Blockade gegen den Iran und militärisches Drohpotenzial am Golf beenden

Sanktionen müssen allerdings aufgehoben werden, um die Entspannung mit dem Iran wirklich zu fördern und eine vertrauenswürdige Basis für Normalisierung der Beziehungen mit Teheran zu schaffen. Taten haben mehr Gewicht und Überzeugungskraft als Worte. Der US-Präsident sollte sich von dem fanatischen hässlichen Einfluß zweier Falken in seiner Umgebung befreien: John Bolton und Mike Pompeo, die entlassen werden müssen. Somit muss Donald Trump selbst entscheiden, die unmenschliche wirtschaftliche Blockade gegen den Iran und das militärische Drohpotenzial am Golf zu beenden. Das wären vertrauenswürdige Maßnahmen, um eine glaubwürdige Basis zu schaffen für ernste Gespräche mit dem Iran. Nur Dialog und direkte Beziehungen helfen dabei. Direkte Gespräche und diplomatische Beziehungen mit Syrien, dem Iran und Nordkorea sind unentbehrlich als besonnene Haltungen und konstruktive Schritte, die in der Tat zur Deeskalation und zu vertrauensbildenden Maßnahmen führen werden, um sinnlosen Terror und Drohung beiseite zu lassen.

Rechtswidrige Ansicht gegenüber Iran richtigstellen

Die EU-Politik gegenüber dem Iran ist richtig zu stellen.

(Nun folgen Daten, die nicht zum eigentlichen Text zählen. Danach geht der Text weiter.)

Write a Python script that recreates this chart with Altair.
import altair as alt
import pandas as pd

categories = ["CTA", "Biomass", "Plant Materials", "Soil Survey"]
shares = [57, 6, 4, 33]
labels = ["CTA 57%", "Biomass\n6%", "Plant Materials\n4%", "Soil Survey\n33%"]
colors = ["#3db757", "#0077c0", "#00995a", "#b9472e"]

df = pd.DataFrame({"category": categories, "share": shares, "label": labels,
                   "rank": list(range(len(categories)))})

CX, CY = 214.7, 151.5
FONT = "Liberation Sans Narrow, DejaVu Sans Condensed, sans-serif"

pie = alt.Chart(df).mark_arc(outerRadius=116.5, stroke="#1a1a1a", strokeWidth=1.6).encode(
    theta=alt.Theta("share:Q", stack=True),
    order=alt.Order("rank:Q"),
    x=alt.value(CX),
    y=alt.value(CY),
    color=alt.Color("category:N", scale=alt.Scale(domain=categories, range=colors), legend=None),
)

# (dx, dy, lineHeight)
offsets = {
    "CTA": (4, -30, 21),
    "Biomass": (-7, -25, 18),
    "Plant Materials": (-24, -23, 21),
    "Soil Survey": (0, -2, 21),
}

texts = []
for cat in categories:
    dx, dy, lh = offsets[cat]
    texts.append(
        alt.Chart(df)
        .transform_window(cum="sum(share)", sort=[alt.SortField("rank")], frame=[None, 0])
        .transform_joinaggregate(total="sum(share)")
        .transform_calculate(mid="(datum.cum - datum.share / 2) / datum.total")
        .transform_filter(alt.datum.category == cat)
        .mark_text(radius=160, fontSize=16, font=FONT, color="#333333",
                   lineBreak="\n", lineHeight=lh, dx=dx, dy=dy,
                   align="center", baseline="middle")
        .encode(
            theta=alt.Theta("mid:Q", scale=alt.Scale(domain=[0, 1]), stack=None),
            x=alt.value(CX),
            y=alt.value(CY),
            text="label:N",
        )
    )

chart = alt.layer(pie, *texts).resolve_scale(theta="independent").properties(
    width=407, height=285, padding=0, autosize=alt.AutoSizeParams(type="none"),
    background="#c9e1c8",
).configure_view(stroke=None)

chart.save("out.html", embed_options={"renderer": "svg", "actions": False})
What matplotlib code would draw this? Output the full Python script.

Tatsächlich haben die EU-Regierungen eine Reihe von Forderungen, die als illegitim und illegal inakzeptabel sind. Im Zentrum stand dabei von Anfang an die rechtswidrige Ansicht, Iran müsse auf wesentliche Teile seines zivilen Atomprogramms verzichten. Außerdem solle sich Iran Kontrollen unterwerfen, die weit über seine Verpflichtungen aus dem Atomwaffensperrvertrag (NPT) hinausgehen. Zudem stellten die USA an den Iran zusätzliche Forderungen, die nicht das geringste mit dem Atomprogramm zu tun haben, sondern unter anderem die Unterstützung von Hisbollah und Hamas betreffen. Mit anderen Worten, es sind völlig inakzeptable alte Forderungen, die aus dem Jahr 2010 datieren. Die Krise ist nicht erst seit der Atomabkommenskündigung am 8.5.2018 ausgebrochen, sondern besteht schon lange wegen der verfehlten US/EU-Außenpolitik im Nahen/Mittleren Osten.